La pandémie nous a fait comprendre à quel niveau d’efforts se situe la solution, à quel niveau de volonté politique il faut en arriver pour simplement respecter nos propres engagements. Le groupe d’assurances Covéa (MAAF, MMA, GMF) vient de publier un livre blanc qui donne une idée de l’impact du changement climatique d’ici 2050: la sinistralité liée aux inondations augmenterait de 110%, celle liée aux sécheresses de 60%. Avec l’augmentation plus que probable des prix de l’énergie, nous tenons là un cocktail social mortifère.

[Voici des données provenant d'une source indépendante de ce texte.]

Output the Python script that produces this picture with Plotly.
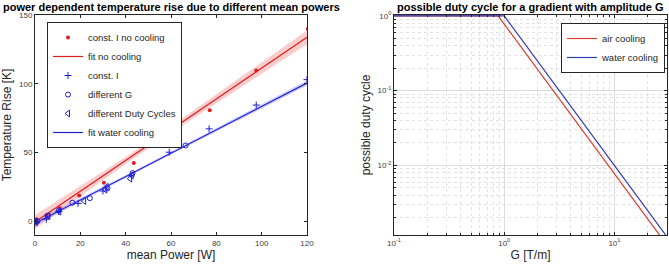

Dans quelques jours enfin, le GIEC rendra public le deuxième volet de son 6ème rapport, consacré à la vulnérabilité des sociétés humaines. Combien de temps les candidats à la présidentielle nous en parleront, avant de retomber dans des questions aussi passionnantes que « pour ou contre un bon steak » ou encore le « manque de grand récit » proposé aux Français?

Les Français ne sont pas obsédés par l’islam, l’identité ou la sécurité

Quoique cette notion de « récit » ait quelque chose d’infantilisant, on peut en trouver un, et pas des moindres, sous la plume du think tank le Shift Project, fondé par Jean-Marc Jancovici, qui a de plus le mérite d’être le co-auteur d’une BD qui s’arrache, le Monde sans fin (Dargaud), où est expliquée avec humour et talent l’impasse gigantesque des énergies fossiles. Le Shift Project, depuis 2020, s’est lancé dans rien de moins que la construction d’un plan méthodique de sortie du carbone pour l’économie française, secteur par secteur (agriculture, transports, logement, mais aussi culture, santé, administration, numérique…), en cherchant explicitement à peser dans les débats de 2022, et en mettant l’emploi au cœur de ses préoccupations. Avec l’association Negawatt, dont l’angle est plus énergétique, c’est la structure de la société civile la plus en pointe sur la question d’une transition globale. A elles deux, elles sont une sorte « conférence citoyenne » auto-instituée qui pèse bien plus que l’ensemble des argumentaires de tous les partis représentés pour la présidentielle.

Contrairement aux animateurs des plateaux télé, qui en viennent à fonctionner comme les pires réseaux sociaux, retenant leur public par le cerveau reptilien, les Français ne sont pas obsédés par l’islam, l’identité ou la sécurité. Dans les enquêtes d’opinion, l’environnement arrive régulièrement en tête. Par quel miracle ce thème se trouve-t-il relégué au second plan de la campagne, alors qu’il est l’autre nom de notre avenir? Tout se passe comme si les partis refusaient l’obstacle, et que même le candidat écologiste Yannick Jadot se bridait sur ces thèmes pour se présidentialiser. Pourtant la matière est là, offerte par l’intelligence des chercheurs, des penseurs et des experts. Mais tout se passe comme si les « grands récits » qu’on nous sert visaient à nous endormir plutôt qu’à nous réveiller.